* [INFORMATION SHOWN]
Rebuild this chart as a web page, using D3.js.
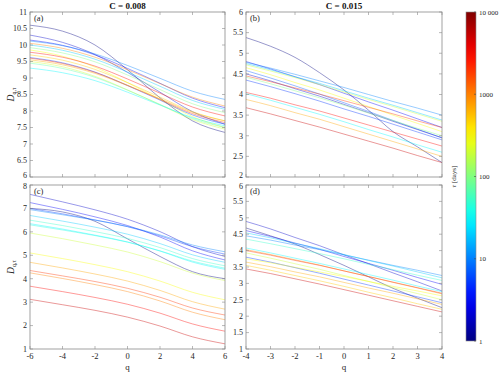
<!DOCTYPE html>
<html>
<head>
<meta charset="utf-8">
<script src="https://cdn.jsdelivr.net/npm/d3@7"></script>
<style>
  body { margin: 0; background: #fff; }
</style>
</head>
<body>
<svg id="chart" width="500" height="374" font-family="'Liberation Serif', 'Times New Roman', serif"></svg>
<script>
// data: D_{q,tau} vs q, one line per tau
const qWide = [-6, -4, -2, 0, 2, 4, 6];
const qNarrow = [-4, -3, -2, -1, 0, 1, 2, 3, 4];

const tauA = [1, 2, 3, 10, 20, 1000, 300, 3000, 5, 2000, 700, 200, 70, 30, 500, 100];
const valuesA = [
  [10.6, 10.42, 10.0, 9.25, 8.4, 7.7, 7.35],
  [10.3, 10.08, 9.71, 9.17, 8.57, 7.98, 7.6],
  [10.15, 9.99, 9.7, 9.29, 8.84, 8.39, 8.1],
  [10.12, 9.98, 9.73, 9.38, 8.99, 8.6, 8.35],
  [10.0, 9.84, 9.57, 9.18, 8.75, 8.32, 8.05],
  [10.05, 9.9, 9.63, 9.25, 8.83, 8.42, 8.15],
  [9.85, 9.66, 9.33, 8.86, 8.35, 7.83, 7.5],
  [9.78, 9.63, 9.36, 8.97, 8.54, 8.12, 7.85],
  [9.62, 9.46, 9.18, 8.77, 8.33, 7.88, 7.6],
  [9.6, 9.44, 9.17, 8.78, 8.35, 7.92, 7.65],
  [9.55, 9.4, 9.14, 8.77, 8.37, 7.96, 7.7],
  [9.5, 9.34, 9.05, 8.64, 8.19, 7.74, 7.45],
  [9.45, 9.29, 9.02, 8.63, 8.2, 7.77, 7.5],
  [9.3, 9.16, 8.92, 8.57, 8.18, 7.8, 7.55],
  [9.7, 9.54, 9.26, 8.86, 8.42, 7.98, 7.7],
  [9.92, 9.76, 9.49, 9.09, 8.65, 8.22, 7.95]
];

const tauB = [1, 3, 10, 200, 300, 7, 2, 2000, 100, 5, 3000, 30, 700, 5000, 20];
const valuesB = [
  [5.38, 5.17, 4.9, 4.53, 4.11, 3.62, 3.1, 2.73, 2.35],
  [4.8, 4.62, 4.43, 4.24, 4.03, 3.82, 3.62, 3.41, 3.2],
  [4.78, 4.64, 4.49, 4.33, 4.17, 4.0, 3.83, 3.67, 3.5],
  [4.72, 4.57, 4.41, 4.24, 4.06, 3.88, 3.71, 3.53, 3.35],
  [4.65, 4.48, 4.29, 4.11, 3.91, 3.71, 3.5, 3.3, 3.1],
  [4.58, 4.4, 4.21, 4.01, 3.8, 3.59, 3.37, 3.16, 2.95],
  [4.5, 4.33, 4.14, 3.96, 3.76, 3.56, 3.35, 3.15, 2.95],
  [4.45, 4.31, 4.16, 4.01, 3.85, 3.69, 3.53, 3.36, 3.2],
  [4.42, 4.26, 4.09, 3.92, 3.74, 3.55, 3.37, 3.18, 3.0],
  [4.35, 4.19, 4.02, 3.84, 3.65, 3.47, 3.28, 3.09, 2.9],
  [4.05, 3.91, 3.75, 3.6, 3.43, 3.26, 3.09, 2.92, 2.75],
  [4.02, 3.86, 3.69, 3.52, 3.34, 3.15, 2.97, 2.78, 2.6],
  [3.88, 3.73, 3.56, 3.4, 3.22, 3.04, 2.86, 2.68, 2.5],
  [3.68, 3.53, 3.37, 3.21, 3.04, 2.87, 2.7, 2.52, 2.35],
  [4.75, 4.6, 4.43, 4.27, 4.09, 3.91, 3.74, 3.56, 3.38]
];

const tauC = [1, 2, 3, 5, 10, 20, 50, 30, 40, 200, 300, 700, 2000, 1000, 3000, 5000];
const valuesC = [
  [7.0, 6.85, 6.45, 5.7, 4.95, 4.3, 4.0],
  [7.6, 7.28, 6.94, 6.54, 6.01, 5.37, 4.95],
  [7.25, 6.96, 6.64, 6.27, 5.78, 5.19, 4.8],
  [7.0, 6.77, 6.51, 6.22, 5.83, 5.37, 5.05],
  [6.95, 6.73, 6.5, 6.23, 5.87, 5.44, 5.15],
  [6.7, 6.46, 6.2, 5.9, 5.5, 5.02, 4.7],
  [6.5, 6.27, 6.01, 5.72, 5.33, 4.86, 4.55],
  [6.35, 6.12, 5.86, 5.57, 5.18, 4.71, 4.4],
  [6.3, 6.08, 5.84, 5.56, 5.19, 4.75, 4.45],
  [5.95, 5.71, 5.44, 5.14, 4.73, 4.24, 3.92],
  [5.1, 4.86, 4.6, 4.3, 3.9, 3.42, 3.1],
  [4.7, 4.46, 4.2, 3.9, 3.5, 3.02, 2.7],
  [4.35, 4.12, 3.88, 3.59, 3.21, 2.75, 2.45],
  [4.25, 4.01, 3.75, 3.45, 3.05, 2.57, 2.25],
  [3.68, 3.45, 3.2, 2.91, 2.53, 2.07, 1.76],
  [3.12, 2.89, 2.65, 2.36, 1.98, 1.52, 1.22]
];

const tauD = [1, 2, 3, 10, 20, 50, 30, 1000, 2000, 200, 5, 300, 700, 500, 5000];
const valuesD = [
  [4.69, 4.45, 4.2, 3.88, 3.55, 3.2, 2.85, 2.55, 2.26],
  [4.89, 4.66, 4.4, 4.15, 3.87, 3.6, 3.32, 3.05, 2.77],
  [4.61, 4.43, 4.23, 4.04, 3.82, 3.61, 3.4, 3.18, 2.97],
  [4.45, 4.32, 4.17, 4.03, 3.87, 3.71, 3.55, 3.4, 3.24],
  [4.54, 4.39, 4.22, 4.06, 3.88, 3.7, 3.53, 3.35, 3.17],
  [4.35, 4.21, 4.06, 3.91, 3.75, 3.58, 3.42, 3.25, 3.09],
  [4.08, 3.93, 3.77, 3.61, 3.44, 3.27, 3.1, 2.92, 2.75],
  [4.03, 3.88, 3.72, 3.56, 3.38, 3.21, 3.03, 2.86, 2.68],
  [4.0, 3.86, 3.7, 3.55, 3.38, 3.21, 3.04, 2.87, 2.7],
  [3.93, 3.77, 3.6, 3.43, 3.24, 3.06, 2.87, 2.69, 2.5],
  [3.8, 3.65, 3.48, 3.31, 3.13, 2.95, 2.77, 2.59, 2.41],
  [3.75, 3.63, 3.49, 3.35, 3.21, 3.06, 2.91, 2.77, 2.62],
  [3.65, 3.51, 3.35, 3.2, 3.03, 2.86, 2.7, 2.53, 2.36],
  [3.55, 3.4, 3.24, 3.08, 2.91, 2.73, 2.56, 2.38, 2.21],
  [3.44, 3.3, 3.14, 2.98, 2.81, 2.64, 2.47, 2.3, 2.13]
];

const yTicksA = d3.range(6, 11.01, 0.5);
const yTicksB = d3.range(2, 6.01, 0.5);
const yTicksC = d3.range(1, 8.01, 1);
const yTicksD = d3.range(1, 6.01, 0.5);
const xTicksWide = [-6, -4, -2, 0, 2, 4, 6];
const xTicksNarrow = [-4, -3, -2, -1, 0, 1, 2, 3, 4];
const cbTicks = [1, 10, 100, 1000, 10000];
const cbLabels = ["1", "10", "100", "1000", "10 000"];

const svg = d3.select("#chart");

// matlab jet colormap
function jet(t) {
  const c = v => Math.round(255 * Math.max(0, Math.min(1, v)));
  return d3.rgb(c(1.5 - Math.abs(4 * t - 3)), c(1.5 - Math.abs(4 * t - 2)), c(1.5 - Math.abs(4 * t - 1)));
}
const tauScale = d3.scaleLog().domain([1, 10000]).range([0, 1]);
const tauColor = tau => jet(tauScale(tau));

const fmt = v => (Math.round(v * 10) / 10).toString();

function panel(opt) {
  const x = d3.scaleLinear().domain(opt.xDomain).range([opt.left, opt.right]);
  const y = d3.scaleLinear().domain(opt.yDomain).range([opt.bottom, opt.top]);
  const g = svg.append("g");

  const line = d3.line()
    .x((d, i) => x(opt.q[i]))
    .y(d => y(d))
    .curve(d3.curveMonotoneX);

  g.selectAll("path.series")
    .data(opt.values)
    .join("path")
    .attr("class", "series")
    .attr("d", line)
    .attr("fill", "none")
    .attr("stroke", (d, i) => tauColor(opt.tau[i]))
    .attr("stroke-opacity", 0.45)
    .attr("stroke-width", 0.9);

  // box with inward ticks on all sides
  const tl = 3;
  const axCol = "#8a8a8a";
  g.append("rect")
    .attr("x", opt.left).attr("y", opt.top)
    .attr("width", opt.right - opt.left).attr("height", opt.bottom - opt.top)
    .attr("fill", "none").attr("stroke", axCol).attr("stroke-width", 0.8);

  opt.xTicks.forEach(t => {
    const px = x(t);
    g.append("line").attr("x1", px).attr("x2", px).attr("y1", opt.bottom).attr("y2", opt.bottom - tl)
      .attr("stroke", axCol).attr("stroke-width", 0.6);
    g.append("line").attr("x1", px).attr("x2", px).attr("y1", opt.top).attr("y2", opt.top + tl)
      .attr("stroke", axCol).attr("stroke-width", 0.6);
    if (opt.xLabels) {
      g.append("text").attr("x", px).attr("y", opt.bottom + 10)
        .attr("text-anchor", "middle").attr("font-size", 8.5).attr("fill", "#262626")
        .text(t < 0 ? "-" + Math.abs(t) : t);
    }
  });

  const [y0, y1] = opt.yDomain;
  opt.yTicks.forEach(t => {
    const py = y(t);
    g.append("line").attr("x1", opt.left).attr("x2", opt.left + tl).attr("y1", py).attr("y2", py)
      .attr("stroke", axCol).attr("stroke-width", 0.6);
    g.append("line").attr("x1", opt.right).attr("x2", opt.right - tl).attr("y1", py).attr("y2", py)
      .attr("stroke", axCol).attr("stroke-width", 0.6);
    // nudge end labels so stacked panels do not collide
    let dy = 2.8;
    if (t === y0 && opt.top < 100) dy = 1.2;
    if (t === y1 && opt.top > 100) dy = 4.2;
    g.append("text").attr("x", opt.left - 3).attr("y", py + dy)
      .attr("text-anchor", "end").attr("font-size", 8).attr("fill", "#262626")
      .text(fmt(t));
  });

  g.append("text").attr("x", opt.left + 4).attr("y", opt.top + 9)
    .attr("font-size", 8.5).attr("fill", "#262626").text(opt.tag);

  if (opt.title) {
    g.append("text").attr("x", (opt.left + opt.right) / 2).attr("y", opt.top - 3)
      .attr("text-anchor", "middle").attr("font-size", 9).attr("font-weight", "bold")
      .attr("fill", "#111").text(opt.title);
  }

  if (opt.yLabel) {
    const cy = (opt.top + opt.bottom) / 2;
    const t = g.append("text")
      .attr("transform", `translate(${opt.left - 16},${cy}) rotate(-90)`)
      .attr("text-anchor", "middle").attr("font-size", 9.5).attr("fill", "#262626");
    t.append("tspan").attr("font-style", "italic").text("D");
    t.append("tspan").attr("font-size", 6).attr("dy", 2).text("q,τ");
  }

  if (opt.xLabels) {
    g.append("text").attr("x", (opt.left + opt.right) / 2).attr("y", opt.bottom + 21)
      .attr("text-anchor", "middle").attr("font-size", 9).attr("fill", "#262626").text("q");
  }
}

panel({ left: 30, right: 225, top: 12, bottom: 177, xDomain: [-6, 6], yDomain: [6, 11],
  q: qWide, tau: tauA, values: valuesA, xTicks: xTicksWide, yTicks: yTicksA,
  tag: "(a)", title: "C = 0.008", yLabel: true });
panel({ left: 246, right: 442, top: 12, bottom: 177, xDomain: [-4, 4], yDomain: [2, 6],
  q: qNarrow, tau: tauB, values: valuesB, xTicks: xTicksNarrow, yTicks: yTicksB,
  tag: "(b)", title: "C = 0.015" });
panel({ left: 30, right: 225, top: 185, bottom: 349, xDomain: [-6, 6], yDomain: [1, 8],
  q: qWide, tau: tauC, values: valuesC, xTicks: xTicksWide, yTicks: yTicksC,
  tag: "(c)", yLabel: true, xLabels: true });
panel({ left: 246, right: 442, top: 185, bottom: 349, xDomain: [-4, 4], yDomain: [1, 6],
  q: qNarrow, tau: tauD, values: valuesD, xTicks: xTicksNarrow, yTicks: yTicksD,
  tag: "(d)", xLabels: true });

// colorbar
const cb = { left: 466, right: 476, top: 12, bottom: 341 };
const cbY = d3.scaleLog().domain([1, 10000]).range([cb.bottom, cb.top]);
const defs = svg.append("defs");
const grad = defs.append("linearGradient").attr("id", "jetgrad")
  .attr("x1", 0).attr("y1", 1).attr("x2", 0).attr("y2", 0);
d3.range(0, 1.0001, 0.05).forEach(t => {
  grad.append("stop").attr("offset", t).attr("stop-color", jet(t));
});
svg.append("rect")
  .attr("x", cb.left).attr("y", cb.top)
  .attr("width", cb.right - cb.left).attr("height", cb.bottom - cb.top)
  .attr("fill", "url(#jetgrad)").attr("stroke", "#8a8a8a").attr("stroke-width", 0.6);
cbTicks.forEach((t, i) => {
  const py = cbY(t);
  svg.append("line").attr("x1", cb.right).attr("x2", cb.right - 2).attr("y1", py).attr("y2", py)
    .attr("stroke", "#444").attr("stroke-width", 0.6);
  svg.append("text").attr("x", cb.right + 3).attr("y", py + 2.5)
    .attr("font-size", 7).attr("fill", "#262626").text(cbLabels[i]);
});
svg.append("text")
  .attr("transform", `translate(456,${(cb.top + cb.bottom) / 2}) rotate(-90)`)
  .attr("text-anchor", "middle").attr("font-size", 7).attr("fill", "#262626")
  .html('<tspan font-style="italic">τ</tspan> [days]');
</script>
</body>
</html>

* [WHAT THE TASK REQUIRES]
Determine the number of lines where the string "chart" occurs, and give that number only.

* [SOLUTION]
3